* _REQUIRED WORK_
Pick out each line with the word "draw" from the material that follows.
[GIVEN INFORMATION start]
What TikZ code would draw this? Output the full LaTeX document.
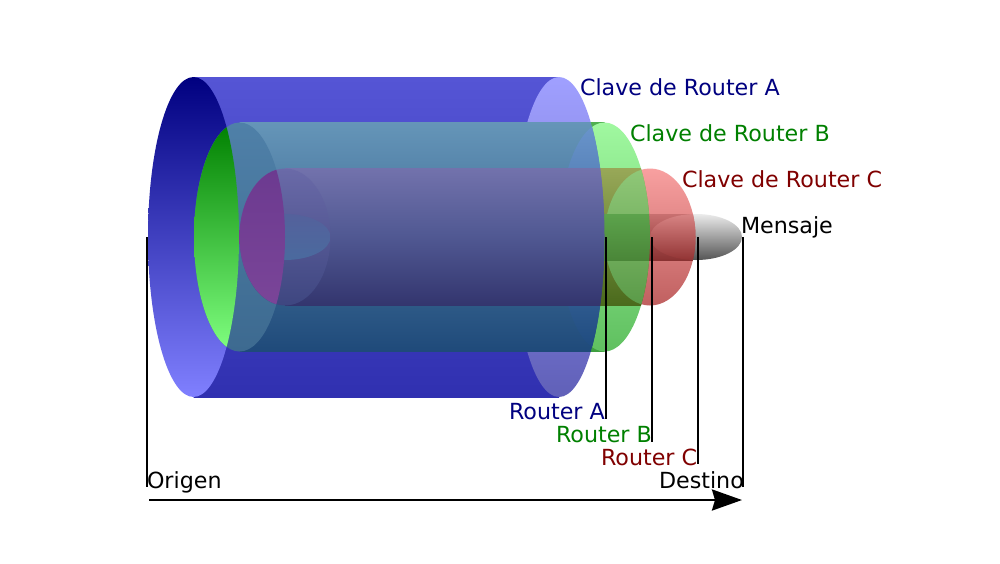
\documentclass[tikz,border=0pt]{standalone}
\usepackage{fontspec}
\setmainfont{DejaVu Sans}
\usetikzlibrary{arrows.meta}
\definecolor{aTop}{HTML}{5555D5}\definecolor{aBot}{HTML}{3030B0}
\definecolor{acTop}{HTML}{A0A0FF}\definecolor{acBot}{HTML}{6060B8}
\definecolor{alTop}{HTML}{000080}\definecolor{alBot}{HTML}{8080FF}
\definecolor{bsTop}{HTML}{50B050}\definecolor{bsBot}{HTML}{3F9F3F}
\definecolor{bcTop}{HTML}{A0F8A0}\definecolor{bcBot}{HTML}{60C060}
\definecolor{btTop}{HTML}{6595B8}\definecolor{btBot}{HTML}{1F4A7A}
\definecolor{biTop}{HTML}{6A95CC}\definecolor{biBot}{HTML}{1E4A7E}
\definecolor{blTop}{HTML}{4F80A8}\definecolor{blBot}{HTML}{3D6A90}
\definecolor{glTop}{HTML}{008000}\definecolor{glBot}{HTML}{80FF80}
\definecolor{ccTop}{HTML}{F8A0A0}\definecolor{ccBot}{HTML}{C06060}
\definecolor{coTop}{HTML}{98A858}\definecolor{coBot}{HTML}{4A6A1C}
\definecolor{cgTop}{HTML}{90C878}\definecolor{cgBot}{HTML}{5A9A48}
\definecolor{cpTop}{HTML}{7272AC}\definecolor{cpMid}{HTML}{505892}\definecolor{cpBot}{HTML}{33356E}
\definecolor{clTop}{HTML}{6A6AA8}\definecolor{clBot}{HTML}{3E4680}
\definecolor{purTop}{HTML}{6C3A90}\definecolor{purBot}{HTML}{7A4598}
\definecolor{mcTop}{HTML}{EBEBEB}\definecolor{mcBot}{HTML}{555555}
\definecolor{mrTop}{HTML}{C87070}\definecolor{mrBot}{HTML}{8A3232}
\definecolor{meTop}{HTML}{D88484}\definecolor{meBot}{HTML}{923434}
\definecolor{mgTop}{HTML}{5CA34C}\definecolor{mgBot}{HTML}{4A8638}
\definecolor{mlTop}{HTML}{54619C}\definecolor{mlBot}{HTML}{4A6A9E}
\definecolor{keyA}{HTML}{000080}\definecolor{keyB}{HTML}{008000}\definecolor{keyC}{HTML}{800000}
% silhouette: left centre, right centre, rx, top, bottom, ry
\newcommand{\silh}[6]{(#1,#4) -- (#2,#4) arc[start angle=-90,end angle=90,x radius=#3,y radius=#6] -- (#1,#5) arc[start angle=90,end angle=270,x radius=#3,y radius=#6] -- cycle}
\newcommand{\silA}{\silh{193.5}{559}{45.5}{77}{397}{160}}
\newcommand{\silB}{\silh{239.5}{604.5}{45.5}{122.5}{351.5}{114.5}}
\newcommand{\silC}{\silh{285}{650}{45.5}{168.5}{305.5}{68.5}}
\tikzset{
  gr/.style 2 args={top color=#1,bottom color=#2},
  grband/.style={top color=cpTop,bottom color=cpBot,middle color=cpMid},
  lbl/.style={anchor=base west,inner sep=0pt,outer sep=0pt,font=\fontsize{22.2}{24}\selectfont},
  guide/.style={draw=black,line width=1.7pt},
}
\begin{document}
\begin{tikzpicture}[x=1pt,y=-1pt]
\useasboundingbox (0,0) rectangle (1000,563);
\fill[white] (0,0) rectangle (1000,563);
% Cylinder A
\shade[gr={aTop}{aBot}] (193.5,77) rectangle (559,397);
\shade[gr={acTop}{acBot}] (559,237) ellipse (45.5 and 160);
\shade[gr={alTop}{alBot}] (193.5,237) ellipse (45.5 and 160);
% Cylinder B
\shade[gr={bsTop}{bsBot}] (570,122.5) rectangle (604.5,351.5);
\shade[gr={bcTop}{bcBot}] (604.5,237) ellipse (45.5 and 114.5);
\begin{scope}
  \clip \silA;
  \shade[gr={btTop}{btBot}] (239.5,122.5) rectangle (604.5,351.5);
  \shade[gr={biTop}{biBot}] (604.5,237) ellipse (45.5 and 114.5);
  \shade[gr={blTop}{blBot}] (239.5,237) ellipse (45.5 and 114.5);
  \clip (193.5,237) ellipse (45.5 and 160);
  \shade[gr={glTop}{glBot}] (239.5,237) ellipse (45.5 and 114.5);
\end{scope}
% Cylinder C
\shade[gr={ccTop}{ccBot}] (650,237) ellipse (45.5 and 68.5);
\begin{scope}
  \clip \silB;
  \shade[gr={coTop}{coBot}] (285,168.5) rectangle (650,305.5);
  \shade[gr={cgTop}{cgBot}] (650,237) ellipse (45.5 and 68.5);
\end{scope}
\begin{scope}
  \clip \silA;
  \shade[grband] (285,168.5) rectangle (650,305.5);
  \shade[gr={clTop}{clBot}] (285,237) ellipse (45.5 and 68.5);
  \shade[gr={mlTop}{mlBot}] (285,237) ellipse (45.5 and 23);
  \clip (239.5,237) ellipse (45.5 and 114.5);
  \shade[gr={purTop}{purBot}] (285,237) ellipse (45.5 and 68.5);
\end{scope}
% Message
\shade[gr={mcTop}{mcBot}] (696,237) ellipse (46 and 23);
\begin{scope}
  \clip \silC;
  \shade[gr={mrTop}{mrBot}] (600,214) rectangle (696,260);
  \shade[gr={meTop}{meBot}] (696,237) ellipse (46 and 23);
\end{scope}
\begin{scope}
  \clip (604.5,237) ellipse (45.5 and 114.5);
  \shade[gr={mgTop}{mgBot}] (590,214) rectangle (660,260);
\end{scope}
\begin{scope}
  \clip \silA;
  \shade[grband] (590,168.5) rectangle (610,305.5);
\end{scope}
% Guides
\coordinate (o1) at (147,237);  \coordinate (o2) at (147,487);
\coordinate (a1) at (606,237);  \coordinate (a2) at (606,419);
\coordinate (b1) at (652,237);  \coordinate (b2) at (652,442);
\coordinate (c1) at (698,237);  \coordinate (c2) at (698,464);
\coordinate (d1) at (743,237);  \coordinate (d2) at (743,487);
\draw[guide] (o1) -- (o2);
\draw[guide] (a1) -- (a2);
\draw[guide] (b1) -- (b2);
\draw[guide] (c1) -- (c2);
\draw[guide] (d1) -- (d2);
% Arrow
\coordinate (s) at (149,500);
\coordinate (e) at (742,500);
\draw[line width=2.6pt,-{Stealth[length=30pt,width=21pt,inset=3pt]}] (s) -- (e);
% Labels
\node[lbl,text=keyA] (ka) at (580,95) {Clave de Router A};
\node[lbl,text=keyB] (kb) at (630,141) {Clave de Router B};
\node[lbl,text=keyC] (kc) at (682,187) {Clave de Router C};
\node[lbl,text=black] (msg) at (741,233) {Mensaje};
\node[lbl,text=keyA] (ra) at (509,419) {Router A};
\node[lbl,text=keyB] (rb) at (556,442) {Router B};
\node[lbl,text=keyC] (rc) at (601,465) {Router C};
\node[lbl,text=black] (org) at (147,488) {Origen};
\node[lbl,text=black] (dst) at (659,488) {Destino};
\end{tikzpicture}
\end{document}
[GIVEN INFORMATION end]
* _COMPLETE OUTPUT_
What TikZ code would draw this? Output the full LaTeX document.
  guide/.style={draw=black,line width=1.7pt},
\draw[guide] (o1) -- (o2);
\draw[guide] (a1) -- (a2);
\draw[guide] (b1) -- (b2);
\draw[guide] (c1) -- (c2);
\draw[guide] (d1) -- (d2);
\draw[line width=2.6pt,-{Stealth[length=30pt,width=21pt,inset=3pt]}] (s) -- (e);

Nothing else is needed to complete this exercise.